I was first exposed to the Outlander series because my mom and my neighbor Michelle watched Starz television adaptation, a ritual to which I was cordially not invited. For this reason, I jokingly called Outlander their “mummy porn.” Last summer I began renting episodes of season one through YouTube and was quickly hooked, so much so that I had my mom buy me the first two books, Outlander and Dragonfly in Amber. The third in the series, Voyager, was among the books I received for Christmas and I had planned on reading it while I was on my Bermuda cruise, but was prevented to because Mom would not allow me to bring my tablet, which contains the audiobook I listen along with. So I continued reading it when I returned.
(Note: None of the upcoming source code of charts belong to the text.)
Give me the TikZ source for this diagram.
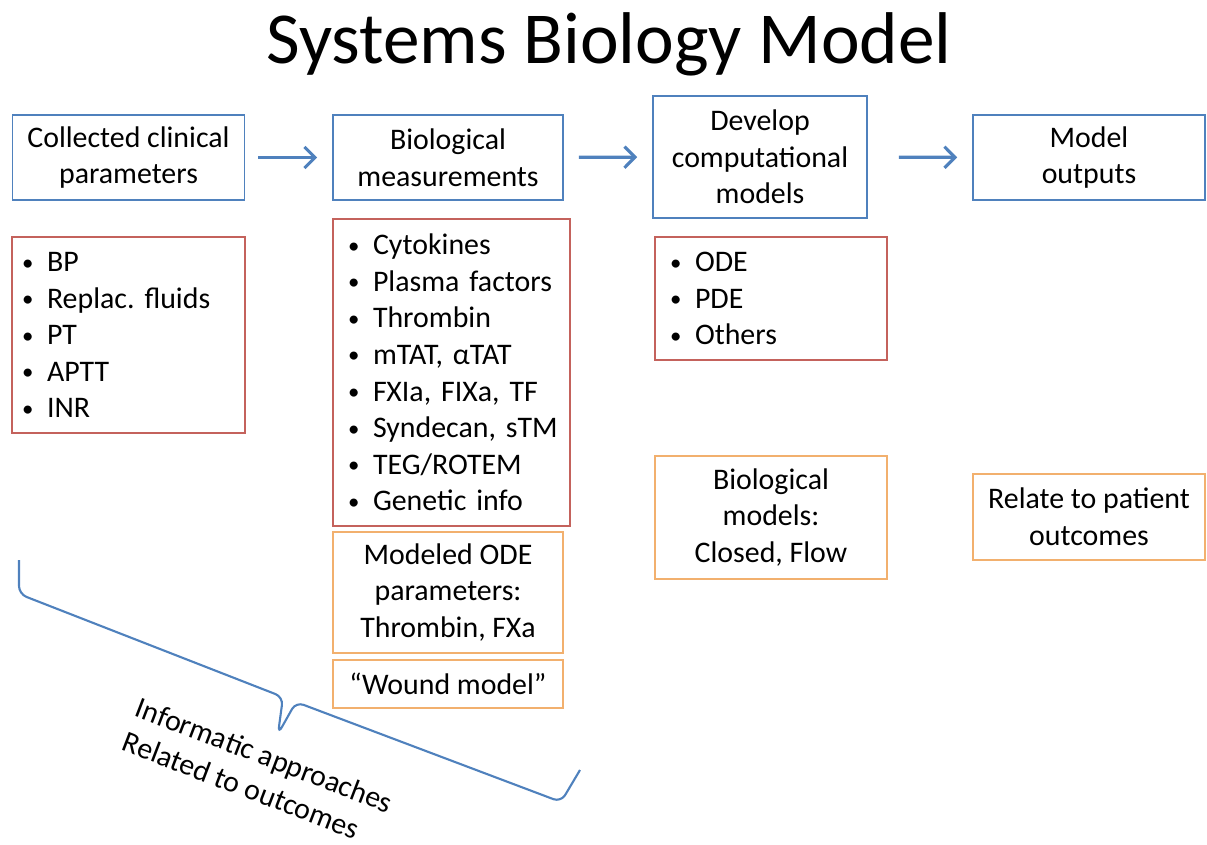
\documentclass[tikz,border=0pt]{standalone}
\usepackage{fontspec}
\setmainfont{Carlito}
\usepackage{tikz}
\usetikzlibrary{arrows.meta}
\usetikzlibrary{positioning}

\definecolor{boxblue}{RGB}{79,129,189}
\definecolor{boxred}{RGB}{196,98,92}
\definecolor{boxorange}{RGB}{242,176,110}

\newcommand{\itm}[1]{\mbox{\makebox[0.5cm][l]{\raisebox{0.05em}{\fontsize{13}{13}\selectfont•}}#1}}

\begin{document}
\begin{tikzpicture}[x=0.02cm, y=-0.02cm]
	\tikzstyle{txt}=[font=\fontsize{17}{20.8}\selectfont\frenchspacing, align=center, inner sep=0pt]
	\tikzstyle{stage}=[txt, draw=boxblue, line width=0.9pt, minimum height=1.7cm, minimum width=4.64cm];
	\tikzstyle{items}=[txt, draw=boxred, line width=0.9pt, align=left];
	\tikzstyle{extra}=[txt, draw=boxorange, line width=0.9pt, minimum width=4.6cm];
	\tikzstyle{flow}=[draw=boxblue, line width=1.8pt, -{Straight Barb[length=6pt, width=12pt]}];
	\useasboundingbox (0,0) rectangle (1207,845);

	\node[font=\fontsize{41.7}{48}\selectfont, anchor=base] (title) at (609,63) {Systems Biology Model};

	% top row
	\node[stage] (clin) at (128.5,157.5) {Collected clinical\\parameters};
	\node[stage, minimum width=4.6cm] (bio) at (448,157.5) {Biological\\measurements};
	\node[stage, minimum width=4.28cm, minimum height=2.44cm] (dev) at (760,157) {Develop\\computational\\models};
	\node[stage] (out) at (1089,157.5) {Model\\outputs};

	\draw[flow, shorten <=0.26cm, shorten >=0.3cm] (clin) -- (bio);
	\draw[flow, shorten <=0.3cm, shorten >=0.3cm] (bio) -- (dev);
	\draw[flow, shorten <=0.62cm, shorten >=0.3cm] (dev) -- (out);

	% lists
	\node[items, inner xsep=0.2cm, text width=4.26cm, minimum height=3.92cm] (clinlist) at (128.5,335)
	{\itm{BP}\\ \itm{Replac. fluids}\\ \itm{PT}\\ \itm{APTT}\\ \itm{INR}};
	\node[items, inner xsep=0.3cm, text width=4.14cm, minimum height=6.14cm] (biolist) at (451.5,372.5)
	{\itm{Cytokines}\\ \itm{Plasma factors}\\ \itm{Thrombin}\\ \itm{mTAT, αTAT}\\ \itm{FXIa, FIXa, TF}\\
	 \itm{Syndecan, sTM}\\ \itm{TEG/ROTEM}\\ \itm{Genetic info}};
	\node[items, inner xsep=0.3cm, text width=4.04cm, minimum height=2.46cm] (devlist) at (771,298.5)
	{\itm{ODE}\\ \itm{PDE}\\ \itm{Others}};

	% orange boxes
	\node[extra, minimum height=2.42cm] (odepar) at (448,592.5) {Modeled ODE\\parameters:\\Thrombin, FXa};
	\node[extra, minimum height=0.96cm] (wound) at (448,684) {“Wound model”};
	\node[extra, minimum width=4.64cm, minimum height=2.46cm] (biomod) at (771,517.5) {Biological\\models:\\Closed, Flow};
	\node[extra, minimum width=4.64cm, minimum height=1.72cm] (relate) at (1089,517) {Relate to patient\\outcomes};

	% brace
	\coordinate (bA) at (19,560);
	\coordinate (bB) at (580,770);
	\draw[boxblue, line width=1.2pt, rounded corners=0.16cm]
	(bA) -- (19,594) -- (283,697) -- (278,734) -- (296,702) -- (561,802) -- (bB);
	\node[txt, align=left, rotate=-21] (info) at (258,772) {Informatic approaches\\Related to outcomes};
\end{tikzpicture}
\end{document}
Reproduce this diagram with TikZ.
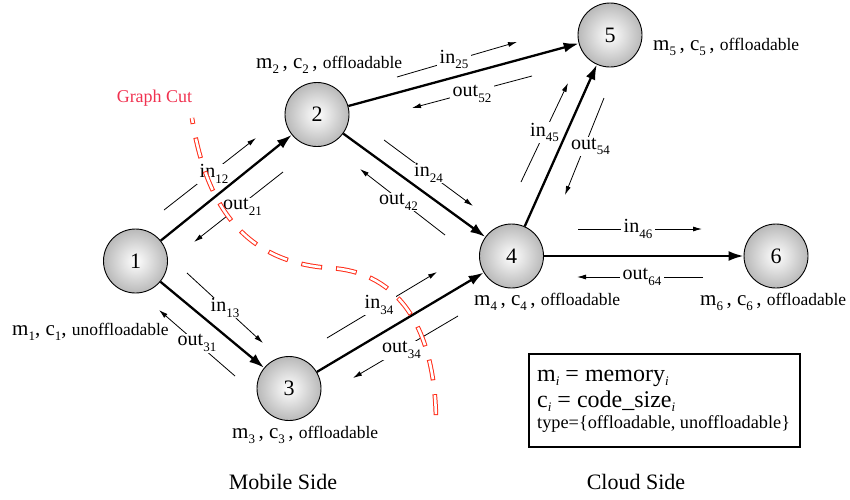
\documentclass[tikz,border=0pt]{standalone}
\usepackage{fontspec}
\setmainfont{Liberation Serif}
\usetikzlibrary{arrows.meta}
\newcommand{\sbx}[1]{\raisebox{-0.28em}{\fontsize{13}{13}\selectfont #1}}
\newcommand{\sbi}[1]{\raisebox{-0.17em}{\fontsize{13}{13}\selectfont\itshape #1}}
\newcommand{\offl}{{\fontsize{17.5}{17.5}\selectfont offloadable}}
\newcommand{\unoffl}{{\fontsize{17.5}{17.5}\selectfont unoffloadable}}
\definecolor{cutred}{RGB}{255,45,25}
\definecolor{cuttext}{RGB}{240,50,80}
\begin{document}
\begin{tikzpicture}[x=1pt,y=-1pt,
  vertex/.style={circle, draw=black, line width=0.9pt, minimum size=64pt, inner sep=0pt,
    inner color=white, outer color=gray!55, font=\fontsize{22}{22}\selectfont},
  edge/.style={line width=2.3pt, -{Latex[length=15pt,width=10pt]}},
  flow/.style={line width=0.8pt, -{Latex[length=9pt,width=5pt]}},
  flab/.style={fill=white, inner xsep=3pt, inner ysep=1pt, font=\fontsize{20}{20}\selectfont},
  attr/.style={anchor=base west, inner sep=0pt, font=\fontsize{21}{21}\selectfont},
  side/.style={font=\fontsize{22}{22}\selectfont},
  legtext/.style={anchor=base west, inner sep=0pt, text height=15pt, text depth=3pt},
  cutout/.style={draw=cutred, line width=4.6pt, dash pattern=on 21pt off 14pt, dash phase=15pt},
  cutin/.style={draw=white, line width=2.6pt, dash pattern=on 19pt off 16pt, dash phase=14pt}
]
\useasboundingbox (0,0) rectangle (850,499);

% vertices
\node[vertex] (n1) at (135.5,261) {1};
\node[vertex] (n2) at (317,114.5) {2};
\node[vertex] (n3) at (289,388.5) {3};
\node[vertex] (n4) at (511.5,256) {4};
\node[vertex] (n5) at (610,35) {5};
\node[vertex] (n6) at (776,256) {6};

% flow coordinates
\coordinate (i12s) at (164,210); \coordinate (i12e) at (256,138);
\coordinate (o21s) at (283,172); \coordinate (o21e) at (194,242);
\coordinate (i13s) at (187,273); \coordinate (i13e) at (263,343);
\coordinate (o31s) at (235,376); \coordinate (o31e) at (159,310);
\coordinate (i24s) at (384,140); \coordinate (i24e) at (473,206);
\coordinate (o42s) at (445,235); \coordinate (o42e) at (360,169);
\coordinate (i34s) at (327,338); \coordinate (i34e) at (437,272);
\coordinate (o34s) at (458,316); \coordinate (o34e) at (353,378);
\coordinate (i25s) at (397,77);  \coordinate (i25e) at (517,42);
\coordinate (o52s) at (532,76);  \coordinate (o52e) at (412,108);
\coordinate (i45s) at (521,182); \coordinate (i45e) at (568,83);
\coordinate (o54s) at (604,98);  \coordinate (o54e) at (565,195);
\coordinate (i46s) at (578,229); \coordinate (i46e) at (702,229);
\coordinate (o64s) at (703,277); \coordinate (o64e) at (577,277);

% flows
\draw[flow] (i12s) -- node[flab, xshift=4pt] {in\sbx{12}} (i12e);
\draw[flow] (o21s) -- node[flab, xshift=4pt] {out\sbx{21}} (o21e);
\draw[flow] (i13s) -- node[flab] {in\sbx{13}} (i13e);
\draw[flow] (o31s) -- node[flab] {out\sbx{31}} (o31e);
\draw[flow] (i24s) -- node[flab] {in\sbx{24}} (i24e);
\draw[flow] (o42s) -- node[flab, xshift=-4pt] {out\sbx{42}} (o42e);
\draw[flow] (i34s) -- node[flab, xshift=-3pt] {in\sbx{34}} (i34e);
\draw[flow] (o34s) -- node[flab, xshift=-4pt, yshift=-3pt] {out\sbx{34}} (o34e);
\draw[flow] (i25s) -- node[flab, xshift=-3pt] {in\sbx{25}} (i25e);
\draw[flow] (o52s) -- node[flab, yshift=-2pt] {out\sbx{52}} (o52e);
\draw[flow] (i45s) -- node[flab] {in\sbx{45}} (i45e);
\draw[flow] (o54s) -- node[flab, xshift=6pt] {out\sbx{54}} (o54e);
\draw[flow] (i46s) -- node[flab, xshift=-2pt] {in\sbx{46}} (i46e);
\draw[flow] (o64s) -- node[flab, xshift=2pt] {out\sbx{64}} (o64e);

% edges
\draw[edge] (n1) -- (n2);
\draw[edge] (n1) -- (n3);
\draw[edge] (n2) -- (n5);
\draw[edge] (n2) -- (n4);
\draw[edge] (n3) -- (n4);
\draw[edge] (n4) -- (n5);
\draw[edge] (n4) -- (n6);

% graph cut
\def\cutpath{(192,118) .. controls (205,200) and (240,262) .. (330,268) .. controls (400,272) and (437,330) .. (436,428)}
\draw[cutout] \cutpath;
\draw[cutin] \cutpath;
\node[text=cuttext, font=\fontsize{18}{18}\selectfont] (gc) at (154.5,98) {Graph Cut};

% attribute labels
\node[attr] (a1) at (12,335) {m\sbx{1}, c\sbx{1}, \unoffl};
\node[attr] (a2) at (256,68) {m\sbx{2}\,, c\sbx{2}\,, \offl};
\node[attr] (a3) at (232,438) {m\sbx{3}\,, c\sbx{3}\,, \offl};
\node[attr] (a4) at (474,305) {m\sbx{4}\,, c\sbx{4}\,, \offl};
\node[attr] (a5) at (653,50) {m\sbx{5}\,, c\sbx{5}\,, \offl};
\node[attr] (a6) at (700,305) {m\sbx{6}\,, c\sbx{6}\,, \offl};

% sides
\node[side] (ms) at (283,482) {Mobile Side};
\node[side] (cs) at (636,482) {Cloud Side};

% legend
\node[draw, line width=1.8pt, minimum width=271pt, minimum height=93pt, anchor=north west, inner sep=0pt] (legend) at (528,353) {};
\node[legtext, font=\fontsize{24}{24}\selectfont] (lg1) at (537,381) {m\sbi{i} = memory\sbi{i}};
\node[legtext, font=\fontsize{24}{24}\selectfont, text height=14pt] (lg2) at (537,407) {c\sbi{i} = code\_size\sbi{i}};
\node[legtext, font=\fontsize{18.3}{18.3}\selectfont, text height=11pt, text depth=4pt] (lg3) at (537,428) {type=\{offloadable, unoffloadable\}};
\end{tikzpicture}
\end{document}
Voyager begins in 1968, twenty years after the end of Dragonfly in Amber. Surgeon Claire Randall travels to Scotland with her grown daughter Brianna and enlists the help of the young historian Roger Wakefield to find out what happened to Jamie Fraser, an eighteenth century Jacobite believed to have died at the battle of Culloden. Claire has spent the last twenty years with her reserved and scholarly previous husband Frank, now dead, but longs for Jamie, the man she married after a mysterious force drew her back in time two hundred years to eighteenth century Scotland and who is Brianna’s real father. With the help of Brianna and Roger, Claire is able to travel through the magical stone circle of Craigh Na Dun and return to her beloved Jamie but finds that her journey has only begun. After Jamie’s nephew, Ian is kidnapped by white slavers, the saga of Claire and Jamie brings us to the exotic and brutal world of colonial Jamaica.
Each of the Outlander novels are ambitious and expansive and Voyager is the most so, running in at over a thousand pages but is a page turner of the first class. Despite now being middle aged, Claire and Jamie still have their sizzling chemistry. The book is an enjoyable adventure, perfect for a voyage of your own.